There is a lot of debate over the best temperature for baking a potato. Sam Sifton of the New York Times recommends a very hot oven (450°F) for 45 minutes, while Bon Appétit advocates a 350°F oven for one hour. The aforementioned Dr. Potato says: "…bake at 425°F for one hour if using a conventional oven. Many recipes call for 375°F, which is too low."
Of course, the higher the temperature, the shorter the baking time. But in order to achieve that perfect crunchy skin and soft interior, it may be best to follow Dr. Potato's example and pick a temperature in between.
Regardless of the temperature debate, it's very important that the oven be at the heat you decide on before bake. Be sure to preheat your oven!
Thankfully, there is no disagreement about how best to ready your tater for baking. Scrub the exterior (a stiff brush works well) using cold water; hot water may begin the cooking process prematurely. Dry thoroughly, then poke holes in the potato using a fork, the tip of a sharp knife, or a skewer.
Speaking of skewers, here's a handy hack from Martha Stewart: if you push a skewer through your potato lengthwise, it will heat up in the oven as your potato bakes and help cook the center of your spud more quickly and thoroughly. You can also buy specialty "potato nails" that accomplish the same thing... but really any old metal kebab skewer will do the trick.
Brits and Aussies refer to baked potatoes as jacket potatoes. If you want the "jacket" or skin of your potato to be extra crispy and delicious, brush it with olive oil or melted butter and sprinkle with salt before baking. If you really want to go whole hog, melt some bacon fat and brush that on. Mmm, decadence.
The potatoes pictured above look absolutely delicious, but they're actually not being baked in the optimal fashion. Here's a news flash: foil and baked potatoes should never go together! For the love of all things tubular, do not wrap your potatoes in foil. If you do so, you're essentially steaming them—and denying yourself the sweet, sweet pleasure of that crispy, salty skin.
Here's the best method for perfect baked potatoes: place your taters directly on the oven rack to allow air to circulate around them and therefore cook more evenly. As for the foil, you can still use it—by placing a foil-lined baking sheet on the lower rack to catch any drippings from the potatoes.
Now, all that's left is to set the timer—based on the temperature you've decided on—and wait.
When your timer rings to signal that it's almost tater time, make sure your potato is actually as ready to eat as you are to eat it. Take it out of the oven with an oven mitt and give it a squeeze: It should have some give. Additionally, that skewer you stuck into its center should come out without any resistance.
If you're a real stickler for proof, an ovenproof thermometer should read around 210°F when stuck in the potato. Just be sure to avoid taking the temperature near the skewer; if it's still in your potato, it will influence the reading.

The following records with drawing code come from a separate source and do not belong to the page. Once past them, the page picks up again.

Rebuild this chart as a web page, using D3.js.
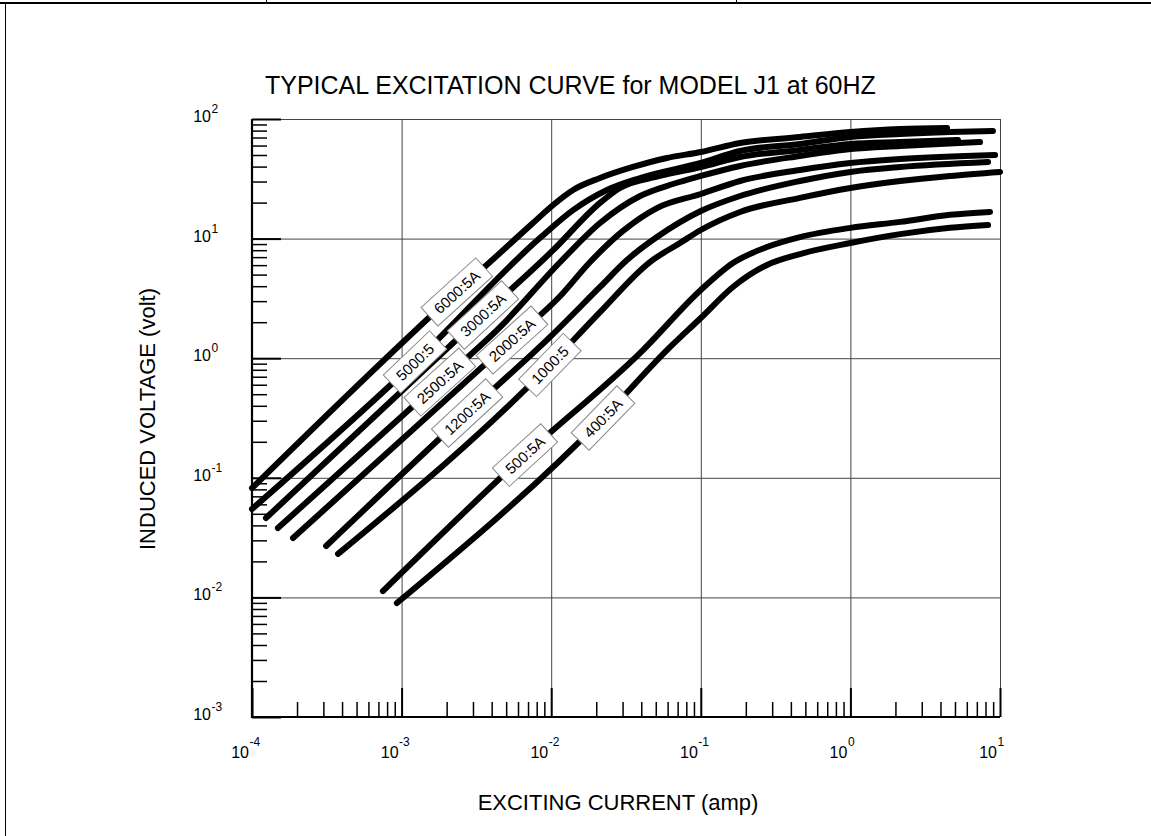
<!DOCTYPE html>
<html><head><meta charset="utf-8">
<script src="https://cdn.jsdelivr.net/npm/d3@7"></script>
<style>
body{margin:0;background:#fff}
svg{display:block}
text{font-family:"Liberation Sans",Arial,Helvetica,sans-serif;fill:#000}
</style>
</head><body>
<svg id="c" width="1151" height="836"></svg>
<script>
// ---------------- data (exciting current in A, induced voltage in V) ----------------
const ratios = ["6000:5A","5000:5","3000:5A","2500:5A","2000:5A","1200:5A","1000:5","500:5A","400:5A"];

const I6000 = [0.0001,0.00234,0.0039,0.00755,0.0103,0.014,0.0212,0.0352,0.0594,0.1,0.183,0.46,1.0,2.15,4.43];
const V6000 = [0.082,3.58,6.37,13.5,19.1,25.5,32.1,39.7,47.2,53,63,70.7,77.8,82.5,84];

const I5000 = [0.0001,0.00123,0.0084,0.014,0.0236,0.0393,0.1,0.183,0.46,1.0,2.15,4.63,8.97];
const V5000 = [0.0548,0.929,10.1,17.3,25.5,32.1,42.9,54.0,61.8,70.7,74.9,77.8,79.4];

const I3000 = [0.000124,0.0035,0.0103,0.0212,0.0288,0.0533,0.1,0.183,0.46,1.0,2.15,5.24];
const V3000 = [0.0461,2.30,8.0,19.9,26.5,33.4,39.7,48.1,55.1,61.8,64.2,66.7];

const I2500 = [0.000149,0.0018,0.00455,0.0115,0.0212,0.0393,0.0652,0.1,0.183,0.46,1.0,2.15,7.35];
const V2500 = [0.038,0.632,1.82,6.37,13.5,22.7,28.6,33.4,40.5,49.1,56.1,59.5,64.2];

const I2000 = [0.000188,0.00547,0.0115,0.0182,0.0302,0.0509,0.1,0.183,0.46,1.0,2.15,9.27];
const V2000 = [0.0314,1.42,3.31,6.37,11.6,18.0,23.6,30.3,37.5,42.9,46.3,50.0];

const I1200 = [0.000313,0.00274,0.0098,0.0212,0.0321,0.0509,0.1,0.183,0.46,1.0,2.15,8.32];
const V1200 = [0.0269,0.348,1.50,3.94,6.62,10.3,17.0,22.7,30.3,36.1,39.7,43.7];

const I1000 = [0.000376,0.0098,0.0212,0.0457,0.0726,0.1,0.183,0.46,1.0,2.15,4.63,10];
const V1000 = [0.0231,0.877,2.43,6.37,9.19,11.8,16.7,21.9,26.5,30.3,33.4,36.1];

const I500 = [0.00075,0.00668,0.0411,0.1,0.164,0.277,0.46,1.0,2.15,4.63,8.57];
const V500 = [0.0113,0.155,1.17,3.72,6.25,8.51,10.3,12.3,13.8,15.8,16.7];

const I400 = [0.00093,0.0222,0.0594,0.1,0.164,0.277,0.46,1.0,2.15,4.63,8.32];
const V400 = [0.00898,0.316,1.17,2.17,3.94,6.02,7.43,9.19,10.9,12.3,13.0];

// current at which each ratio label sits on its curve
const labelCurrent = [0.00234,0.00123,0.0035,0.0018,0.00547,0.00274,0.0098,0.00668,0.0222];

const xTickValues = [1e-4,1e-3,1e-2,1e-1,1,10];
const xTickExp = ["-4","-3","-2","-1","0","1"];
const yTickValues = [1e-3,1e-2,1e-1,1,10,100];
const yTickExp = ["-3","-2","-1","0","1","2"];

const titleText = "TYPICAL EXCITATION CURVE for  MODEL J1 at 60HZ";
const xTitle = "EXCITING CURRENT (amp)";
const yTitle = "INDUCED VOLTAGE (volt)";

// ---------------- drawing ----------------
const currents = [I6000,I5000,I3000,I2500,I2000,I1200,I1000,I500,I400];
const volts    = [V6000,V5000,V3000,V2500,V2000,V1200,V1000,V500,V400];
const series = ratios.map((r,i)=>({name:r, pts: currents[i].map((c,j)=>[c, volts[i][j]]), at: labelCurrent[i]}));

const svg = d3.select("#c");
const L = 252, R = 1000, T = 119, B = 717;
const x = d3.scaleLog().domain([1e-4,10]).range([L,R]);
const y = d3.scaleLog().domain([1e-3,100]).range([B,T]);

// page border
svg.append("line").attr("x1",0).attr("x2",1151).attr("y1",3).attr("y2",3).attr("stroke","#000").attr("stroke-width",2.2);
svg.append("line").attr("x1",5.5).attr("x2",5.5).attr("y1",3).attr("y2",836).attr("stroke","#000").attr("stroke-width",1);
[266,736].forEach(px=>svg.append("line").attr("x1",px+0.5).attr("x2",px+0.5).attr("y1",0).attr("y2",3).attr("stroke","#000").attr("stroke-width",1));

// minor tick values
const minorX = [], minorY = [];
xTickValues.slice(0,-1).forEach(d=>{for(let k=2;k<=9;k++) minorX.push(k*d);});
yTickValues.slice(0,-1).forEach(d=>{for(let k=2;k<=9;k++) minorY.push(k*d);});

function styleAxis(g, color, width){
  g.select(".domain").remove();
  g.selectAll(".tick line").attr("stroke",color).attr("stroke-width",width);
  g.selectAll(".tick text").remove();
}
// grid
svg.append("g").attr("transform",`translate(0,${B})`)
  .call(d3.axisBottom(x).tickValues(xTickValues).tickSize(-(B-T)).tickFormat(""))
  .call(g=>styleAxis(g,"#444",1));
svg.append("g").attr("transform",`translate(${L},0)`)
  .call(d3.axisLeft(y).tickValues(yTickValues).tickSize(-(R-L)).tickFormat(""))
  .call(g=>styleAxis(g,"#444",1));
// major ticks
svg.append("g").attr("transform",`translate(0,${B})`)
  .call(d3.axisBottom(x).tickValues(xTickValues).tickSize(-29).tickFormat(""))
  .call(g=>styleAxis(g,"#000",2));
svg.append("g").attr("transform",`translate(${L},0)`)
  .call(d3.axisLeft(y).tickValues(yTickValues).tickSize(-29).tickFormat(""))
  .call(g=>styleAxis(g,"#000",2));
// minor ticks
svg.append("g").attr("transform",`translate(0,${B})`)
  .call(d3.axisBottom(x).tickValues(minorX).tickSize(-15).tickFormat(""))
  .call(g=>styleAxis(g,"#000",1.5));
svg.append("g").attr("transform",`translate(${L},0)`)
  .call(d3.axisLeft(y).tickValues(minorY).tickSize(-15).tickFormat(""))
  .call(g=>styleAxis(g,"#000",1.5));
// axis lines
svg.append("line").attr("x1",L).attr("x2",L).attr("y1",T).attr("y2",B+1).attr("stroke","#000").attr("stroke-width",2.2);
svg.append("line").attr("x1",L-1).attr("x2",R).attr("y1",B).attr("y2",B).attr("stroke","#000").attr("stroke-width",2.2);

// tick labels
xTickValues.forEach((v,i)=>{
  const px = x(v);
  svg.append("text").attr("x",px-3).attr("y",758).attr("text-anchor","end").attr("font-size",16).text("10");
  svg.append("text").attr("x",px-2.5).attr("y",746).attr("font-size",12).text(xTickExp[i]);
});
yTickValues.forEach((v,i)=>{
  const py = y(v);
  svg.append("text").attr("x",211).attr("y",py+3).attr("text-anchor","end").attr("font-size",16).text("10");
  svg.append("text").attr("x",211.5).attr("y",py-6).attr("font-size",12).text(yTickExp[i]);
});

// titles
svg.append("text").attr("x",265).attr("y",94).attr("font-size",25).text(titleText);
svg.append("text").attr("x",618).attr("y",810).attr("text-anchor","middle").attr("font-size",22).text(xTitle);
svg.append("text").attr("transform","translate(155,419) rotate(-90)").attr("text-anchor","middle").attr("font-size",22).text(yTitle);

// curves
const line = d3.line().x(d=>x(d[0])).y(d=>y(d[1])).curve(d3.curveMonotoneX);
const paths = series.map(s=>svg.append("path").datum(s.pts).attr("d",line)
  .attr("fill","none").attr("stroke","#000").attr("stroke-width",6)
  .attr("stroke-linecap","round").attr("stroke-linejoin","round").node());

// labels
series.forEach((s,i)=>{
  const p = paths[i], px = x(s.at), total = p.getTotalLength();
  let lo=0, hi=total;
  for(let k=0;k<40;k++){const m=(lo+hi)/2; if(p.getPointAtLength(m).x<px) lo=m; else hi=m;}
  const c = p.getPointAtLength(lo), a = p.getPointAtLength(Math.max(0,lo-8)), b = p.getPointAtLength(Math.min(total,lo+8));
  const ang = Math.atan2(b.y-a.y, b.x-a.x)*180/Math.PI;
  const g = svg.append("g").attr("transform",`translate(${c.x},${c.y}) rotate(${ang})`);
  const rect = g.append("rect");
  const t = g.append("text").attr("text-anchor","middle").attr("dy","0.36em").attr("font-size",15).text(s.name);
  const w = t.node().getComputedTextLength()+18, h = 25;
  rect.attr("x",-w/2).attr("y",-h/2).attr("width",w).attr("height",h).attr("fill","#fff").attr("stroke","#888").attr("stroke-width",1);
});
</script>
</body></html>
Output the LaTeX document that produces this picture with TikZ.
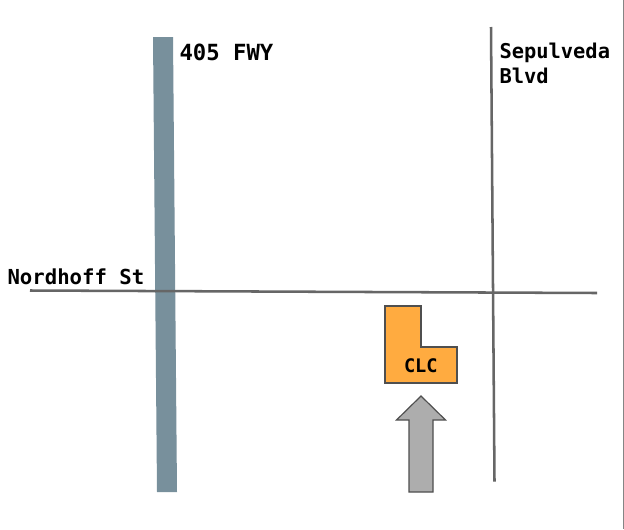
\documentclass[tikz,border=0pt]{standalone}
\usepackage{fontspec}
\setmonofont{DejaVu Sans Mono}
\definecolor{fwy}{HTML}{78909C}
\definecolor{road}{HTML}{666666}
\definecolor{clc}{HTML}{FFAB40}
\definecolor{arrowfill}{HTML}{ADADAD}
\definecolor{edge}{HTML}{4F4F4F}
\tikzset{
  x=0.75pt,y=-0.75pt,
  roadline/.style={draw=road,line width=1.9pt},
  label/.style={inner sep=0pt,outer sep=0pt,anchor=base west,align=left,font=\ttfamily\bfseries},
  shapeline/.style={draw=edge,line width=0.9pt,line join=miter}
}
\begin{document}
\begin{tikzpicture}
\useasboundingbox (0,0) rectangle (624,529);
\fill[white] (0,0) rectangle (624,529);
\draw[draw=road!80!white,line width=0.9pt] (623.3,0) -- (623.3,529);
\fill[fwy] (153,37) -- (173,37) -- (177,492) -- (157,492) -- cycle;
\coordinate (nw) at (30,290.5);
\coordinate (ne) at (597,293);
\coordinate (sn) at (491,27);
\coordinate (ss) at (494.5,481.5);
\draw[roadline] (nw) -- (ne);
\draw[roadline] (sn) -- (ss);
\draw[shapeline,fill=clc] (385,306) -- (421,306) -- (421,347) -- (457,347) -- (457,383) -- (385,383) -- cycle;
\draw[shapeline,fill=arrowfill] (421,396) -- (445.5,420) -- (433,420) -- (433,492) -- (409,492) -- (409,420) -- (396.5,420) -- cycle;
\node[label,font=\ttfamily\bfseries\fontsize{16.7}{20}\selectfont] (fwylabel) at (179.5,60.5) {405 FWY};
\node[label,font=\ttfamily\bfseries\fontsize{15.5}{18}\selectfont] (nordhoff) at (7.5,284) {Nordhoff St};
\node[label,font=\ttfamily\bfseries\fontsize{15.3}{18}\selectfont] (sepulveda) at (499.5,58) {Sepulveda};
\node[label,font=\ttfamily\bfseries\fontsize{15.3}{18}\selectfont] (blvd) at (499.5,83) {Blvd};
\node[label,font=\ttfamily\bfseries\fontsize{14}{16}\selectfont] (clclabel) at (404,372) {CLC};
\end{tikzpicture}
\end{document}
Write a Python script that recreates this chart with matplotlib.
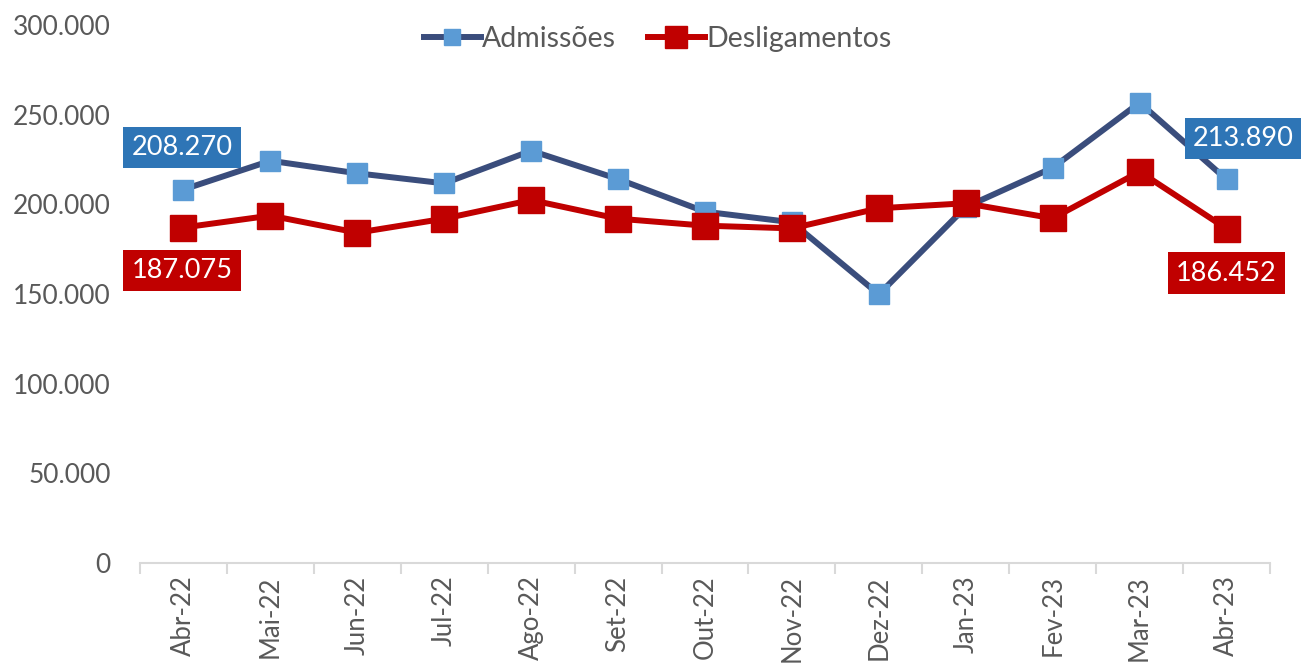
import matplotlib.pyplot as plt

meses = ['Abr-22', 'Mai-22', 'Jun-22', 'Jul-22', 'Ago-22', 'Set-22', 'Out-22',
         'Nov-22', 'Dez-22', 'Jan-23', 'Fev-23', 'Mar-23', 'Abr-23']
admissoes = [208270, 224300, 217300, 211700, 229900, 214100, 195900,
             190000, 149800, 198500, 220400, 256700, 213890]
desligamentos = [187075, 193700, 184200, 192000, 202400, 192000, 188100,
                 186600, 197800, 200600, 192200, 218200, 186452]
yticks = [0, 50000, 100000, 150000, 200000, 250000, 300000]

plt.rcParams['font.family'] = ['Lato', 'DejaVu Sans']

fig = plt.figure(figsize=(13.01, 6.69), dpi=100)
ax = fig.add_axes([140/1301, 1-563/669, 1130/1301, 538/669])

x = list(range(len(meses)))
ax.plot(x, admissoes, color='#3A4D7C', lw=4.3, marker='s', ms=15,
        mfc='#5B9BD5', mec='#5B9BD5', label='Admissões', zorder=3)
ax.plot(x, desligamentos, color='#C00000', lw=4.3, marker='s', ms=19,
        mfc='#C00000', mec='#C00000', label='Desligamentos', zorder=4)

def fmt(v):
    return f'{v:,}'.replace(',', '.')

# rotulos do primeiro e ultimo ponto
box_b = dict(boxstyle='square,pad=0.3', fc='#2E75B6', ec='none')
box_r = dict(boxstyle='square,pad=0.3', fc='#C00000', ec='none')
kw = dict(textcoords='offset points', ha='center', va='center', color='white',
          fontsize=19.5, zorder=6)
ax.annotate(fmt(admissoes[0]), (0, admissoes[0]), xytext=(-1, 30), bbox=box_b, **kw)
ax.annotate(fmt(desligamentos[0]), (0, desligamentos[0]), xytext=(-1, -31), bbox=box_r, **kw)
ax.annotate(fmt(admissoes[-1]), (12, admissoes[-1]), xytext=(12, 29.5), bbox=box_b, **kw)
ax.annotate(fmt(desligamentos[-1]), (12, desligamentos[-1]), xytext=(0, -32), bbox=box_r, **kw)

ax.set_xlim(-0.5, 12.5)
ax.set_ylim(0, 300000)
ax.set_yticks(yticks)
ax.set_yticklabels([fmt(v) for v in yticks], color='#595959', fontsize=19)
ax.set_xticks(x)
ax.set_xticklabels(meses, rotation=90, color='#595959', fontsize=18.5, va='top')
ax.set_xticks([i - 0.5 for i in range(len(meses) + 1)], minor=True)
ax.tick_params(axis='x', which='major', length=0, pad=9)
ax.tick_params(axis='x', which='minor', length=8, color='#D9D9D9', width=1.5)
ax.tick_params(axis='y', length=0, pad=21)
for s in ['top', 'right', 'left']:
    ax.spines[s].set_visible(False)
ax.spines['bottom'].set_color('#D9D9D9')
ax.spines['bottom'].set_linewidth(1.5)

leg = ax.legend(loc='upper center', bbox_to_anchor=(0.458, 1.045), ncol=2, frameon=False,
                fontsize=20.5, handlelength=2.0, handletextpad=0.05, columnspacing=1.1,
                markerscale=0.8, labelcolor='#595959')

fig.savefig('out.png', dpi=100)
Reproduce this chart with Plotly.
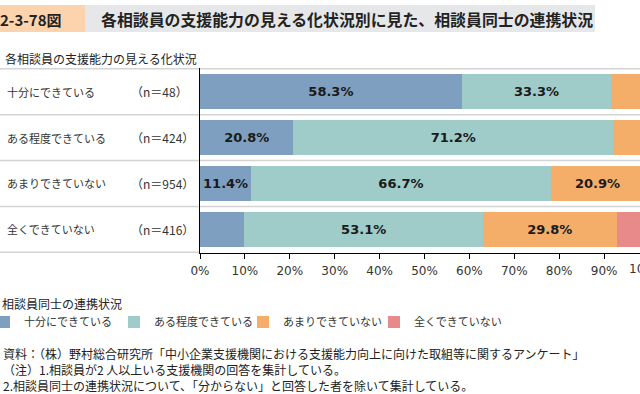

Now, before you slice that potato open, massage the outside gently. According to Rick Martinez of Bon Appétit, this gentle massage maximizes the fluffiness of the interior.
Finally: the time has come to enjoy the fruits (or vegetable) of your labor. Slice into the potato, being careful not to cut all the way through. Push together the long sides to split the top open, add your condiments of choice (I'm a purist—nothing but butter and salt for me), and sink your fork into the best baked potato ever.
After you've devoured every fluffy inch of the interior, enjoy the crackling good exterior—the skin is full of fiber and, with the vitamin C-rich flesh, makes baked potatoes a treat that is delicious and nutritious!